Chapter 11 deals with Bayesian inference for survey data. The authors emphasize “While the use of Bayesian methods for survey data analysis, especially for official statistics, has long faced serious obstacles, there have been interesting discussions in recent years to revitalize the approach.” They describe various methods for Bayesian inference for survey data and recommend that the use of nonparametric Bayesian inference with good design-based frequentist properties should be pursued for large samples. Additionally, hierarchical Bayes methods based on parametric models can be employed for small area estimation. For parameters defined through non-differentiable estimating functions, such as population quantiles or parameters of quantile regression models (which are known to be challenging), design-based estimation can be solved using MCMC procedures.
The Practical Issues and Special Topics in Survey Sampling part covers several interesting topics related to surveys that have already been conducted worldwide. We welcome the presence of Chapter 14 on “Natural Resource Inventory Surveys,” a topic that is rarely included in books dedicated to survey sampling, while there is a growing interest in official statistics for estimates derived from spatial sampling. The chapter is mainly concerned with the estimation of fish abundance indices, but at the same time it provides useful tools for conducting surveys in similar circumstances.

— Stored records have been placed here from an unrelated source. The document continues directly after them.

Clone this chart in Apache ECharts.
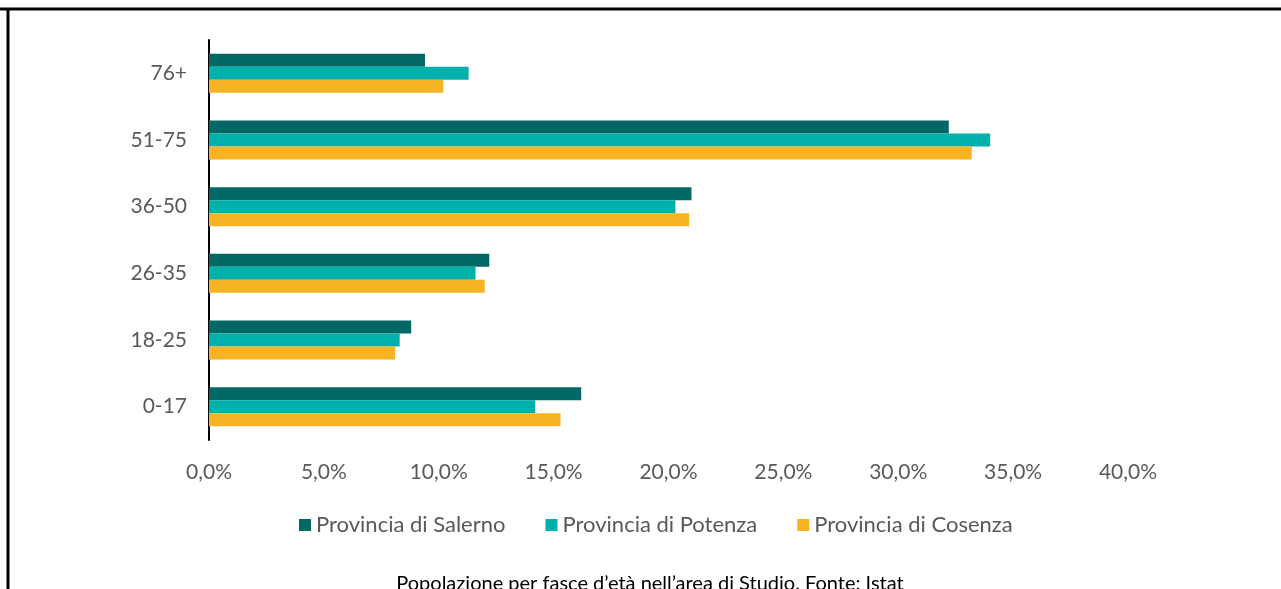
<!DOCTYPE html>
<html>
<head>
<meta charset="utf-8">
<script src="https://cdn.jsdelivr.net/npm/echarts@6/dist/echarts.min.js"></script>
<style>
  html, body { margin: 0; padding: 0; background: #fff; }
  #frame { position: absolute; left: 0; top: 0; width: 1281px; height: 589px; overflow: hidden; }
  #chart { position: absolute; left: 0; top: 0; width: 1281px; height: 589px; }
</style>
</head>
<body>
<div id="frame"><div id="chart"></div></div>
<script>
// Age groups, bottom to top as drawn on the category axis
const ageGroups = ['0-17', '18-25', '26-35', '36-50', '51-75', '76+'];

// Share of population per age group (%)
const salerno = [16.2, 8.8, 12.2, 21.0, 32.2, 9.4];
const potenza = [14.2, 8.3, 11.6, 20.3, 34.0, 11.3];
const cosenza = [15.3, 8.1, 12.0, 20.9, 33.2, 10.2];

const seriesNames = ['Provincia di Salerno', 'Provincia di Potenza', 'Provincia di Cosenza'];
const seriesColors = ['#026866', '#00B1AB', '#F8B325'];
const caption = 'Popolazione per fasce d\u2019età nell\u2019area di Studio. Fonte: Istat';

const chart = echarts.init(document.getElementById('chart'), null, { renderer: 'canvas' });

const textGray = '#595959';
const font = 'Lato, "Open Sans", sans-serif';

const values = [salerno, potenza, cosenza];

chart.setOption({
  animation: false,
  backgroundColor: '#ffffff',
  textStyle: { fontFamily: font },
  grid: { left: 209, right: 153, top: 40, bottom: 149, containLabel: false },
  legend: {
    data: seriesNames,
    bottom: 48,
    left: 294,
    itemWidth: 12,
    itemHeight: 12,
    itemGap: 40,
    icon: 'rect',
    textStyle: { color: textGray, fontSize: 22, fontFamily: font }
  },
  xAxis: {
    type: 'value',
    min: 0,
    max: 40,
    interval: 5,
    axisLine: { show: false },
    axisTick: { show: false },
    splitLine: { show: false },
    axisLabel: {
      color: textGray,
      fontSize: 21,
      margin: 22,
      formatter: v => v.toFixed(1).replace('.', ',') + '%'
    }
  },
  yAxis: {
    type: 'category',
    data: ageGroups,
    axisLine: { show: true, lineStyle: { color: '#000', width: 2 } },
    axisTick: { show: false },
    axisLabel: { color: textGray, fontSize: 21, margin: 22 }
  },
  graphic: [
    { type: 'line', shape: { x1: 0, y1: 9, x2: 1281, y2: 9 }, style: { stroke: '#000', lineWidth: 3 } },
    { type: 'line', shape: { x1: 8, y1: 8, x2: 8, y2: 589 }, style: { stroke: '#000', lineWidth: 3 } },
    {
      type: 'text',
      style: {
        text: caption, fill: '#000', font: '20px ' + font,
        x: 650, y: 584, textAlign: 'center', textVerticalAlign: 'middle'
      }
    }
  ],
  series: seriesNames.map((name, i) => ({
    name: name,
    type: 'bar',
    data: values[i],
    barWidth: 13,
    barGap: '0%',
    itemStyle: { color: seriesColors[i] }
  }))
});
</script>
</body>
</html>
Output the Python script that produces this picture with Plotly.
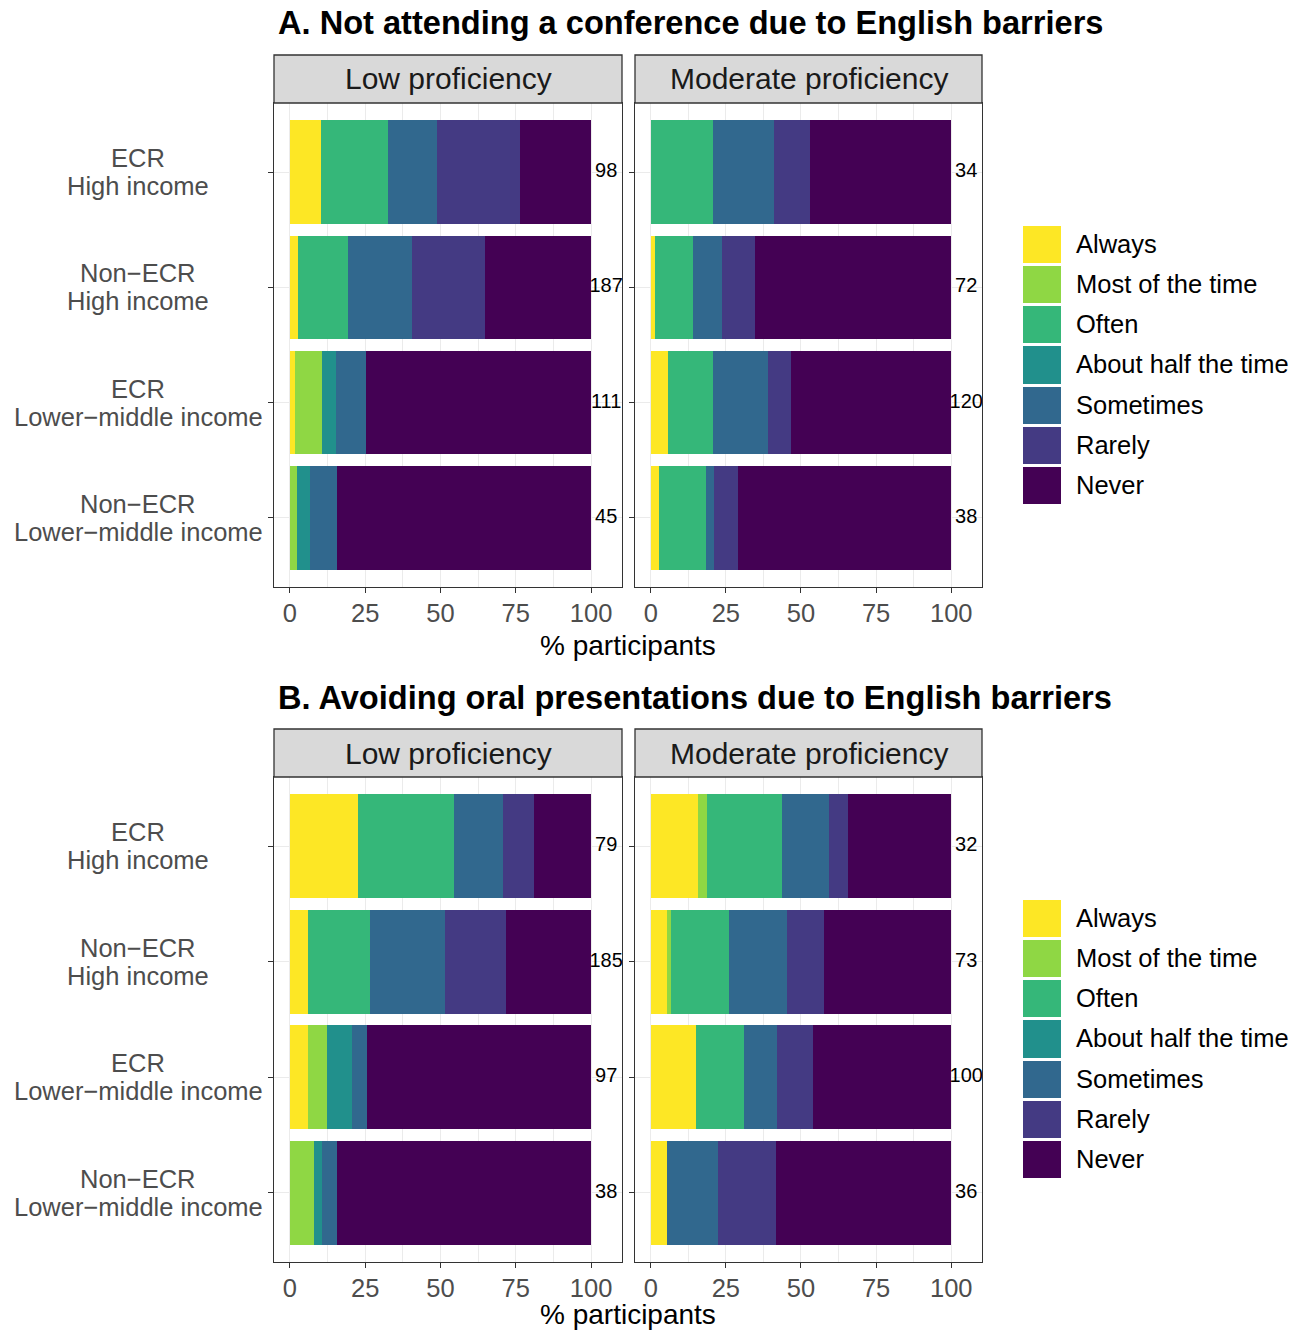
import plotly.graph_objects as go

W, H = 1306, 1331
FONT = "Liberation Sans"

# Response scale (left to right in each stacked bar) and viridis fills
levels = ["Always", "Most of the time", "Often", "About half the time",
          "Sometimes", "Rarely", "Never"]
level_colors = ["#FDE725", "#8FD744", "#35B779", "#21908C",
                "#31688E", "#443A83", "#440154"]

# Participant groups, top to bottom: (career stage, country income)
groups = [("ECR", "High income"),
          ("Non\u2212ECR", "High income"),
          ("ECR", "Lower\u2212middle income"),
          ("Non\u2212ECR", "Lower\u2212middle income")]
group_ids = [f"{a}|{b}" for a, b in groups]

facets = ["Low proficiency", "Moderate proficiency"]
titles = ["A. Not attending a conference due to English barriers",
          "B. Avoiding oral presentations due to English barriers"]

# Counts of answers per group (columns follow `levels`)
conf_low = [[10, 0, 22, 0, 16, 27, 23],
            [5, 0, 31, 0, 40, 45, 66],
            [2, 10, 0, 5, 11, 0, 83],
            [0, 1, 0, 2, 4, 0, 38]]
conf_mod = [[0, 0, 7, 0, 7, 4, 16],
            [1, 0, 9, 0, 7, 8, 47],
            [7, 0, 18, 0, 22, 9, 64],
            [1, 0, 6, 0, 1, 3, 27]]
oral_low = [[18, 0, 25, 0, 13, 8, 15],
            [11, 0, 38, 0, 46, 38, 52],
            [6, 6, 0, 8, 5, 0, 72],
            [0, 3, 0, 1, 2, 0, 32]]
oral_mod = [[5, 1, 8, 0, 5, 2, 11],
            [4, 1, 14, 0, 14, 9, 31],
            [15, 0, 16, 0, 11, 12, 46],
            [2, 0, 0, 0, 6, 7, 21]]

x_ticks = [0, 25, 50, 75, 100]
n_label_x = 105

# ---- page geometry (pixels) ----
col_px = [(274, 622), (635, 982)]
row_strip_top = [55, 729]
row_panel_top = [103, 777]
row_panel_bot = [587, 1262]
row_title_y = [23, 697]
row_xtitle_y = [645, 1314]
legend_x = (1023, 1061)
legend_y = [(223.5, 505.5), (897.5, 1179.5)]
ylab_x = 138


def fx(p):
    return p / W


def fy(p):
    return 1 - p / H


fig = go.Figure()

panels = [(0, 0, conf_low), (0, 1, conf_mod), (1, 0, oral_low), (1, 1, oral_mod)]
layout_axes = {}
annotations = []
shapes = []

for k, (r, c, counts) in enumerate(panels):
    idx = k + 1
    xa = "x" if idx == 1 else f"x{idx}"
    ya = "y" if idx == 1 else f"y{idx}"
    totals = [sum(row) for row in counts]
    for j, lev in enumerate(levels):
        pct = [counts[g][j] / totals[g] * 100 for g in range(len(groups))]
        fig.add_trace(go.Bar(
            x=pct, y=group_ids, orientation="h", width=0.9,
            marker=dict(color=level_colors[j], line=dict(width=0)),
            name=lev, showlegend=False, xaxis=xa, yaxis=ya,
            hovertemplate=lev + ": %{x:.1f}%<extra></extra>"))
    fig.add_trace(go.Scatter(
        x=[n_label_x] * len(groups), y=group_ids, mode="text",
        text=[str(t) for t in totals], textposition="middle center",
        textfont=dict(size=20, color="black", family=FONT),
        cliponaxis=False, showlegend=False, hoverinfo="skip",
        xaxis=xa, yaxis=ya))

    x0, x1 = col_px[c]
    top, bot = row_panel_top[r], row_panel_bot[r]
    key = "xaxis" if idx == 1 else f"xaxis{idx}"
    ykey = "yaxis" if idx == 1 else f"yaxis{idx}"
    layout_axes[key] = dict(
        domain=[fx(x0), fx(x1)], anchor=ya, range=[-5.25, 110.25],
        tickmode="array", tickvals=x_ticks, ticks="outside", ticklen=5,
        tickwidth=1.3, tickcolor="#333333", ticklabelstandoff=-2,
        tickfont=dict(size=25.5, color="#4D4D4D", family=FONT),
        showgrid=True, gridcolor="#EBEBEB", gridwidth=1.3,
        minor=dict(tickmode="array", tickvals=[12.5, 37.5, 62.5, 87.5],
                   showgrid=True, gridcolor="#EBEBEB", gridwidth=0.7, ticks=""),
        showline=True, mirror=True, linecolor="#333333", linewidth=1.3,
        zeroline=False, fixedrange=True)
    layout_axes[ykey] = dict(
        domain=[fy(bot), fy(top)], anchor=xa, type="category",
        categoryorder="array", categoryarray=group_ids, range=[3.6, -0.6],
        ticks="outside", ticklen=5, tickwidth=1.3, tickcolor="#333333",
        showticklabels=False, showgrid=True, gridcolor="#EBEBEB",
        gridwidth=1.3, showline=True, mirror=True, linecolor="#333333",
        linewidth=1.3, zeroline=False, fixedrange=True)

    # facet strip
    strip_h = (top - row_strip_top[r]) / (bot - top)
    shapes.append(dict(type="rect", xref=f"{xa} domain", yref=f"{ya} domain",
                       x0=0, x1=1, y0=1, y1=1 + strip_h,
                       fillcolor="#D9D9D9",
                       line=dict(color="#333333", width=1.3), layer="above"))
    annotations.append(dict(text=facets[c], xref=f"{xa} domain",
                            yref=f"{ya} domain", x=0.5, y=1 + strip_h / 2,
                            showarrow=False, xanchor="center", yanchor="middle",
                            font=dict(size=30, color="#1A1A1A", family=FONT)))

    # group labels on the left of each row
    if c == 0:
        for gid, (l1, l2) in zip(group_ids, groups):
            for line, shift in ((l1, 14), (l2, -14)):
                annotations.append(dict(
                    text=line, xref="paper", x=fx(ylab_x), yref=ya, y=gid,
                    yshift=shift, showarrow=False, xanchor="center",
                    yanchor="middle", align="center",
                    font=dict(size=25.5, color="#4D4D4D", family=FONT)))

# titles and shared x-axis titles
for r in range(2):
    annotations.append(dict(
        text=f"<b>{titles[r]}</b>", xref="paper", yref="paper",
        x=fx(276), y=fy(row_title_y[r]), xanchor="left", yanchor="middle",
        showarrow=False, font=dict(size=32.6, color="black", family=FONT)))
    annotations.append(dict(
        text="% participants", xref="paper", yref="paper",
        x=fx((col_px[0][0] + col_px[1][1]) / 2), y=fy(row_xtitle_y[r]),
        xanchor="center", yanchor="middle", showarrow=False,
        font=dict(size=28, color="black", family=FONT)))

# legend keys: one key column per row of panels
for r in range(2):
    idx = 5 + r
    xa, ya = f"x{idx}", f"y{idx}"
    fig.add_trace(go.Bar(
        x=[1] * len(levels), y=levels, orientation="h", width=0.92,
        marker=dict(color=level_colors, line=dict(width=0)),
        showlegend=False, hoverinfo="skip", xaxis=xa, yaxis=ya))
    ly0, ly1 = legend_y[r]
    layout_axes[f"xaxis{idx}"] = dict(
        domain=[fx(legend_x[0]), fx(legend_x[1])], anchor=ya, range=[0, 1],
        showgrid=False, zeroline=False, showline=False, showticklabels=False,
        ticks="", fixedrange=True)
    layout_axes[f"yaxis{idx}"] = dict(
        domain=[fy(ly1), fy(ly0)], anchor=xa, type="category",
        categoryorder="array", categoryarray=levels,
        range=[len(levels) - 0.5, -0.5], side="right",
        showgrid=False, zeroline=False, showline=False, ticks="",
        ticklabelstandoff=14,
        tickfont=dict(size=25.5, color="black", family=FONT), fixedrange=True)

fig.update_layout(
    width=W, height=H, margin=dict(l=0, r=0, t=0, b=0),
    paper_bgcolor="white", plot_bgcolor="white", barmode="stack",
    bargap=0, showlegend=False, font=dict(family=FONT),
    annotations=annotations, shapes=shapes, **layout_axes)

fig.write_html("out.html")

Chapter 16 deals with dual and multiple frame surveys, a topic of interest in official statistics. The book provides a good introduction to this topic, offering the classical view of estimation, but also the one based on pseudo-empirical likelihood. The authors argue that confidence intervals based on pseudo-empirical likelihood have an advantage over the usual normal approximation-based intervals for population proportions, where dual frame or multiple frame surveys are often used.
Chapter 17 is devoted to non-probability survey samples, an issue currently being debated in research for official statistics. It seems that there is still a lot of conceptual confusion in this area, and we welcome this chapter, which describes a general inferential framework for the analysis of non-probability survey samples in a setting where there also exists a probability survey sample with auxiliary information about the target population. The chapter discusses sample matching and mass imputation, estimation of propensity scores for non-probability samples, followed by mean and variance estimation. This chapter is therefore a good introduction to non-probabilistic samples.
In Preface, the authors state that the book provides material for a course on survey sampling and further reading on a number of specialized topics. In addition to students, this book is a valuable source of information for both researchers and practitioners. We thank the authors for writing such a concise and clear book on specialized topics and recommend it to anyone interested in the subjects covered.